INSTRUCTION: Both the line containing "Rebuild this chart" and the line containing "Chart.register(...registerables);" are to be reproduced exactly, along with every line between them, and nothing more.

BEGIN MATERIALS PROVIDED

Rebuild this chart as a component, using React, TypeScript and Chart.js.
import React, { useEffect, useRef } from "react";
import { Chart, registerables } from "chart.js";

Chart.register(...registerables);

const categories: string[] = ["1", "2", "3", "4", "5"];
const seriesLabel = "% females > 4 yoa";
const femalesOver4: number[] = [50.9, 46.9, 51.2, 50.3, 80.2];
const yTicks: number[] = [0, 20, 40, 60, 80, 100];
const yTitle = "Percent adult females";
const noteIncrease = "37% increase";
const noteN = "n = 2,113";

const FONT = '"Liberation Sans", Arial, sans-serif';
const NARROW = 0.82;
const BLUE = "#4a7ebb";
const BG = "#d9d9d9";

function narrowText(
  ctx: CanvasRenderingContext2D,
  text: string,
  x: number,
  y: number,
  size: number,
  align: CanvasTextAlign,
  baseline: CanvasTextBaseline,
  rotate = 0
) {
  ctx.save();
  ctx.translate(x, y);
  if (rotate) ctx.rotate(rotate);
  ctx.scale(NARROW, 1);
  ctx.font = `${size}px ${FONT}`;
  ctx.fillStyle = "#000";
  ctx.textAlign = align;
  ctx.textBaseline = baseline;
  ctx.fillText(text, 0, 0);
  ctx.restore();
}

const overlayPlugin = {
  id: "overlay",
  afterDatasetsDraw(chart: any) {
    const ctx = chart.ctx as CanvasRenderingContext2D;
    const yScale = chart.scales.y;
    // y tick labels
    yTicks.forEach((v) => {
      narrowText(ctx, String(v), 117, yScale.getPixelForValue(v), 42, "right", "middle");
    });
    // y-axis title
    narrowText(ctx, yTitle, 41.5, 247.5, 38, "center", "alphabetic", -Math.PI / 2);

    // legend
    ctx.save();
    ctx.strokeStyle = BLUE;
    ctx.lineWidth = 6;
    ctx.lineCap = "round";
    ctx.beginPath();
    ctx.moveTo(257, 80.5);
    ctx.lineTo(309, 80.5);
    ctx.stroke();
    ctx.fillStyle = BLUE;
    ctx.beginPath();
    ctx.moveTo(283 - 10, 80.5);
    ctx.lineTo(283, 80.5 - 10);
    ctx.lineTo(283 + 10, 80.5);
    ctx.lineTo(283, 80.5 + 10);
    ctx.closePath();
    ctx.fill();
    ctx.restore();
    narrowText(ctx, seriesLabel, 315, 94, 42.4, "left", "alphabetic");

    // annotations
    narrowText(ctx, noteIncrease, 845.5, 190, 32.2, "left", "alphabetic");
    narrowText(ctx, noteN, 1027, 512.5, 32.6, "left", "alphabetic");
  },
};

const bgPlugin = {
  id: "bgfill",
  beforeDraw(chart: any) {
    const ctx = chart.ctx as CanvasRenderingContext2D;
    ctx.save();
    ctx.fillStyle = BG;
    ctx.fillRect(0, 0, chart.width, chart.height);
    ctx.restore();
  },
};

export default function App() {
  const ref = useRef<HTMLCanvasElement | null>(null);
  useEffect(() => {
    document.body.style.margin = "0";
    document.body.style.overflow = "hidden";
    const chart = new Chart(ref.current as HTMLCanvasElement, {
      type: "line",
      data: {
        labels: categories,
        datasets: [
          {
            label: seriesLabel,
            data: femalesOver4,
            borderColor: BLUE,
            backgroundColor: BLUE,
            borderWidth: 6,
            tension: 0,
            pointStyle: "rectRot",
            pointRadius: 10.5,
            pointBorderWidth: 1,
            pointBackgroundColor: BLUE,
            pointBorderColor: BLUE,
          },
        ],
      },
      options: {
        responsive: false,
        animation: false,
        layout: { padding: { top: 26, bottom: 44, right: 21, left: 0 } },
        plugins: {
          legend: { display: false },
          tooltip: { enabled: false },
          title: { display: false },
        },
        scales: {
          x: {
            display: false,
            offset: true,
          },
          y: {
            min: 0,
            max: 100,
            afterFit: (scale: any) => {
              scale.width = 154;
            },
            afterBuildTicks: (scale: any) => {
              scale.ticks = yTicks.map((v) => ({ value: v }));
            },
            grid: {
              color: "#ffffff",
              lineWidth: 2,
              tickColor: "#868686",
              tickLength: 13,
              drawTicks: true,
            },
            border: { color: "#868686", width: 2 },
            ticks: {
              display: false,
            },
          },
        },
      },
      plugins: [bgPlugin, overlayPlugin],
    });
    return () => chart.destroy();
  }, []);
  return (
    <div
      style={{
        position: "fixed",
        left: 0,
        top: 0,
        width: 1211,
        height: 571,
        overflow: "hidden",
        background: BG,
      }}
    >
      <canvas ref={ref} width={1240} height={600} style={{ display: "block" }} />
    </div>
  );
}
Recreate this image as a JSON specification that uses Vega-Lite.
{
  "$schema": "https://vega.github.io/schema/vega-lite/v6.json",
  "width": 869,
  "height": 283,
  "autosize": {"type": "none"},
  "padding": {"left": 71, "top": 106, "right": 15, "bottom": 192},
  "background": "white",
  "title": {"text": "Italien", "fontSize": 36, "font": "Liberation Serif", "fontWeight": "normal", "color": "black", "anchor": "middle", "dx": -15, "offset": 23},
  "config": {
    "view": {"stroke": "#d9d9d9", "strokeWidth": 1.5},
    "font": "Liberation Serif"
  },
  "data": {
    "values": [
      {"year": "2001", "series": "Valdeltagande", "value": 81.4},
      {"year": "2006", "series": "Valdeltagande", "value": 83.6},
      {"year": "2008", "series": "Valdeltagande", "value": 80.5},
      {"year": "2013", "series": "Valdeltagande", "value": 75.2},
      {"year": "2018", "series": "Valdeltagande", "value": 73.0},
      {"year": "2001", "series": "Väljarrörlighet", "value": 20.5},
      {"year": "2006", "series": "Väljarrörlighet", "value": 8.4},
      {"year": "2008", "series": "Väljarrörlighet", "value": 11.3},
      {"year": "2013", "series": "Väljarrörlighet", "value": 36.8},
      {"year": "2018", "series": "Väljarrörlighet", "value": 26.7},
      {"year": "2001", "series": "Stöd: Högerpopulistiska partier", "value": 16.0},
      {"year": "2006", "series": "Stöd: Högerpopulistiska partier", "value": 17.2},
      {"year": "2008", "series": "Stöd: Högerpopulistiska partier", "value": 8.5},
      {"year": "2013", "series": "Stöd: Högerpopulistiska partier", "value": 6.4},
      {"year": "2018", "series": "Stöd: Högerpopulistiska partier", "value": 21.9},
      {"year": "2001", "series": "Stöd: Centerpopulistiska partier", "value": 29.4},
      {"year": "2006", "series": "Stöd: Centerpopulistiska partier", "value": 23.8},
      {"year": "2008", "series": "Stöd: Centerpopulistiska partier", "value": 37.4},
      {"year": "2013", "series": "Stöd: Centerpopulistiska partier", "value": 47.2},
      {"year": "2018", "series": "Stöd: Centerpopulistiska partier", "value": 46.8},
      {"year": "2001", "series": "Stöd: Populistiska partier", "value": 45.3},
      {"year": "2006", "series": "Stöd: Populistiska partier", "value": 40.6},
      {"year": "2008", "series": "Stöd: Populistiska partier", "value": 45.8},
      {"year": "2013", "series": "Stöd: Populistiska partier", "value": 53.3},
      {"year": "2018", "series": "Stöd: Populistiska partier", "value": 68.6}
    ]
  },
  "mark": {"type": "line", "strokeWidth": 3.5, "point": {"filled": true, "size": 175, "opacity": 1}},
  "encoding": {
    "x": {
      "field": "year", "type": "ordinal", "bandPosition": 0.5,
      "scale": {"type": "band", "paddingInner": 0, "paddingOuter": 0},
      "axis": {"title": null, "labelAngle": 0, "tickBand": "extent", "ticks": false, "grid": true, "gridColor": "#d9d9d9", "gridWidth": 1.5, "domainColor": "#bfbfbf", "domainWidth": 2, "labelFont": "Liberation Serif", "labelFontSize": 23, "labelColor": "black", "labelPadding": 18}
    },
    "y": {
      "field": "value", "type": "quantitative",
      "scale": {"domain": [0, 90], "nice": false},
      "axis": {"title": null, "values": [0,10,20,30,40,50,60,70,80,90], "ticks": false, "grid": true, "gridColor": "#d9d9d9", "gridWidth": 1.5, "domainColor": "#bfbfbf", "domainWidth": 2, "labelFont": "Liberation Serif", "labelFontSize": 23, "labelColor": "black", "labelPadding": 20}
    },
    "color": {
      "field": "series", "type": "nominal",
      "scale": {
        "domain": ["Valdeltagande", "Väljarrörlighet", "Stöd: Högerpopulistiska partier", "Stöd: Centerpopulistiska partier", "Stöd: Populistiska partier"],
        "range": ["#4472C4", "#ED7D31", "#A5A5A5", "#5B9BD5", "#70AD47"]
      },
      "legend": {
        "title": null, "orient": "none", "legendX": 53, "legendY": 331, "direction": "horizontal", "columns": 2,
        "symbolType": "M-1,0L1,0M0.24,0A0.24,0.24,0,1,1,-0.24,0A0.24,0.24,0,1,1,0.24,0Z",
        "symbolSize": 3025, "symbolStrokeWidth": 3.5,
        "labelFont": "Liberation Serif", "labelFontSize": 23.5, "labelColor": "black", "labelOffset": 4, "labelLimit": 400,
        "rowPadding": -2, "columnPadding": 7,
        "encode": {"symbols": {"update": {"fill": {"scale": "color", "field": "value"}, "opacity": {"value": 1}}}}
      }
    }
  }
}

END MATERIALS PROVIDED
BEGIN MATERIALS PROVIDED

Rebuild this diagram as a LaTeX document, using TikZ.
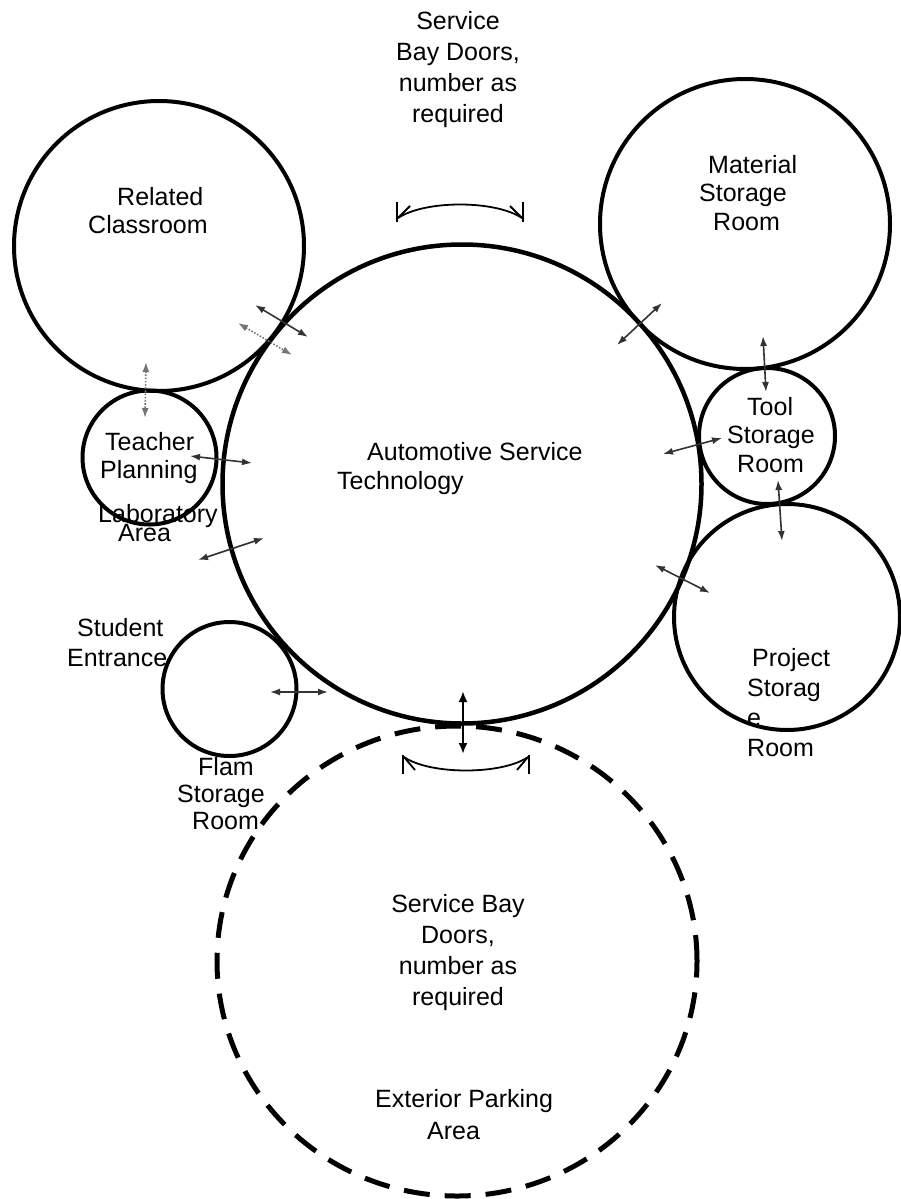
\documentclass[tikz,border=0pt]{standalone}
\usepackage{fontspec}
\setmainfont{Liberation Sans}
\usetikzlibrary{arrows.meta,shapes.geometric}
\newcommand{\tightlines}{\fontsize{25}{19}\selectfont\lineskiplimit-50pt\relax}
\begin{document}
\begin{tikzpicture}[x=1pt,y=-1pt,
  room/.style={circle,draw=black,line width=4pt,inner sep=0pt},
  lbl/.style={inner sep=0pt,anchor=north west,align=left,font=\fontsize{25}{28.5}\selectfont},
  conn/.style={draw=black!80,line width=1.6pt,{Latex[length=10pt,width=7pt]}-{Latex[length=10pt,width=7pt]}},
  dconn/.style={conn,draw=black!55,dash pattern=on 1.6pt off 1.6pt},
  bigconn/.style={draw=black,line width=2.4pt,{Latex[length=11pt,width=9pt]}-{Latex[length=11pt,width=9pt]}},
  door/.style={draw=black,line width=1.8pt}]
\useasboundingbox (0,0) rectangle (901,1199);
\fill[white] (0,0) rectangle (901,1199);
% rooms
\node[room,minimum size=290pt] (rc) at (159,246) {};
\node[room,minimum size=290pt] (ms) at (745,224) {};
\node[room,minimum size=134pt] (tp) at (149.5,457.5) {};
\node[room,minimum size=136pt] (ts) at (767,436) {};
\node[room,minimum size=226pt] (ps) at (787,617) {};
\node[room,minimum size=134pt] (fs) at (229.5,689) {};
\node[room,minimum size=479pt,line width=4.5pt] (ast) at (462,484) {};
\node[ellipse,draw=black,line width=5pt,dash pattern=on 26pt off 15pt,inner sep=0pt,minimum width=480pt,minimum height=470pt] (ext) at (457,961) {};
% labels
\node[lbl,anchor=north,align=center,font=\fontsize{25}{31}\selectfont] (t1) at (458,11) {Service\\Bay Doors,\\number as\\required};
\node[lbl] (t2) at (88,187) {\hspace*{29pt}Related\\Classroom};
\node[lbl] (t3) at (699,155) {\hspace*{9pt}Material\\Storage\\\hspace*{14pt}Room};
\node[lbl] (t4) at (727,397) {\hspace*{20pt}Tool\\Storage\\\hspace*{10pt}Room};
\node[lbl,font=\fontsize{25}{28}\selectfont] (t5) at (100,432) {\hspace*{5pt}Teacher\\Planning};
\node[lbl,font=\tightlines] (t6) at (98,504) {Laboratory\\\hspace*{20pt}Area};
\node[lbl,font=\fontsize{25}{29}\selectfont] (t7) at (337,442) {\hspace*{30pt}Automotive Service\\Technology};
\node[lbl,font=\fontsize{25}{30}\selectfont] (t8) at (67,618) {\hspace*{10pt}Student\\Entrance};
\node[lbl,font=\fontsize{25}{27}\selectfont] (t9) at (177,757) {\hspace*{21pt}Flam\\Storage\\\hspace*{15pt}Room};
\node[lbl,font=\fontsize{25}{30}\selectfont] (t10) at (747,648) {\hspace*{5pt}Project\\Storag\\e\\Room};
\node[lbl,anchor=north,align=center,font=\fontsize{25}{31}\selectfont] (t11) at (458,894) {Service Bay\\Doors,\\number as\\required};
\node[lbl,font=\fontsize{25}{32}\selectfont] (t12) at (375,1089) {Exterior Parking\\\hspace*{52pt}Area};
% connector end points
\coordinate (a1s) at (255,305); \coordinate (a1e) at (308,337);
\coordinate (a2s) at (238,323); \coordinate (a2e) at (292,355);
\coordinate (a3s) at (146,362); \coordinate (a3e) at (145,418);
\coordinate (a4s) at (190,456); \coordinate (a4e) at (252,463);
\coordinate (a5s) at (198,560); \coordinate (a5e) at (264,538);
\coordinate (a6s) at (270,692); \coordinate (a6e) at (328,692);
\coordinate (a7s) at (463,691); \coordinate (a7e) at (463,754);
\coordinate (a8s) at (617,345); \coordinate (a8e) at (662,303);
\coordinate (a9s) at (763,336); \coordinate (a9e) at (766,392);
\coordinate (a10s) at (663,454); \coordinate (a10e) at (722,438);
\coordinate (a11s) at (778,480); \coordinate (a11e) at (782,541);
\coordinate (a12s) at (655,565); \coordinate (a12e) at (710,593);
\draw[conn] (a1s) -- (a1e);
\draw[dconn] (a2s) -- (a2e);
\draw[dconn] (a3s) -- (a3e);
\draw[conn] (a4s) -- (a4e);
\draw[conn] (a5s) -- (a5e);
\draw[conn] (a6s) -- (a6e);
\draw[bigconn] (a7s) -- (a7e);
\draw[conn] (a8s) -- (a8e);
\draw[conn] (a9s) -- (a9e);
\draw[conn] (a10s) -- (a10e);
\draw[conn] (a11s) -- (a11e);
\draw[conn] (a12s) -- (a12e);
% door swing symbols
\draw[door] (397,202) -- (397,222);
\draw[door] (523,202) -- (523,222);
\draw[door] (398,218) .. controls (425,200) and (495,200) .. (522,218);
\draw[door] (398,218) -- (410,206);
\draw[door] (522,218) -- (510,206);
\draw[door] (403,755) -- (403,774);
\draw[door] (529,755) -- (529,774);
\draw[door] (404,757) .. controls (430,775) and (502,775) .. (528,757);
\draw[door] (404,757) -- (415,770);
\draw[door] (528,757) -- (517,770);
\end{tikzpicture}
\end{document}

END MATERIALS PROVIDED

RESPONSE BELOW:
Rebuild this chart as a component, using React, TypeScript and Chart.js.
import React, { useEffect, useRef } from "react";
import { Chart, registerables } from "chart.js";

Chart.register(...registerables);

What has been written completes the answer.